Nel frattempo, in Europa, non avendo niente di meglio da fare, hanno aperto una procedura di infrazione contro l’Italia e contro altri sei Paesi per deficit eccessivo (praticamente, Biancaneve dopo aver mangiato la mela avvelenata, si è svegliata dal sonno…). E cosa possono chiedere? Tagli per spendere meno e ripagare il debito? Vogliono riapplicare la ricetta Monti, dimostratasi tanto fallimentare nel suo Governo e in quelli successivi? Una ricetta i cui due massimi sostenitori (Draghi e l’economista Giavazzi) hanno recentemente rinnegato?

C’è un pensiero che mi ha sempre colpito: per l’uscita dall’Europa è definita una precisa procedura (l’art. 50, attuato nel 2016 dalla Gran Bretagna), ma una procedura per l’uscita dall’euro non c’è, l’uscita dall’euro semplicemente non è prevista.
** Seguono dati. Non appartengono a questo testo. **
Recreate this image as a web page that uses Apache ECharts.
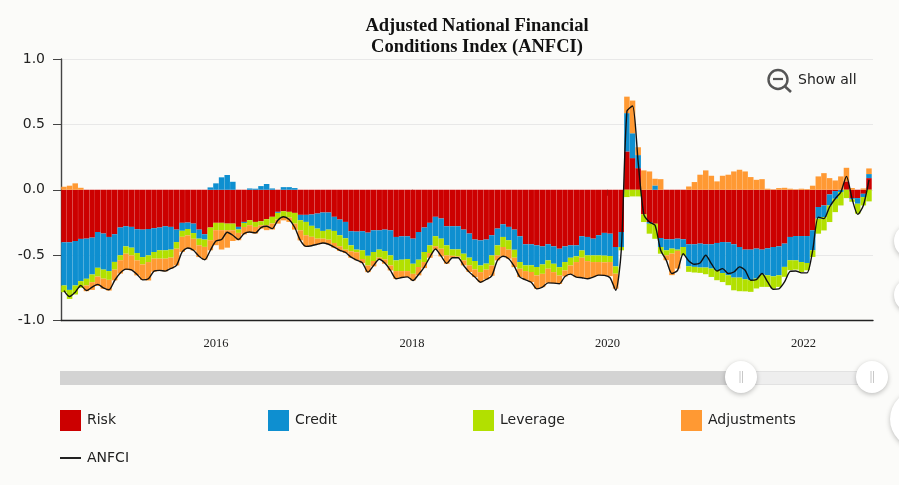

Ci hanno invitato ad abitare nel nuovo condominio Europa, noi insieme a tedeschi, francesi, spagnoli, ecc. Ma non è prevista l’uscita da questo condominio. A casa mia, quando non puoi uscire, il luogo dove abiti si chiama “prigione”. E gli abitanti del condominio della scala A, in realtà sono i detenuti del braccio A.

E prima usciamo da questa prigione, prima torneremo a essere liberi e torneremo a crescere.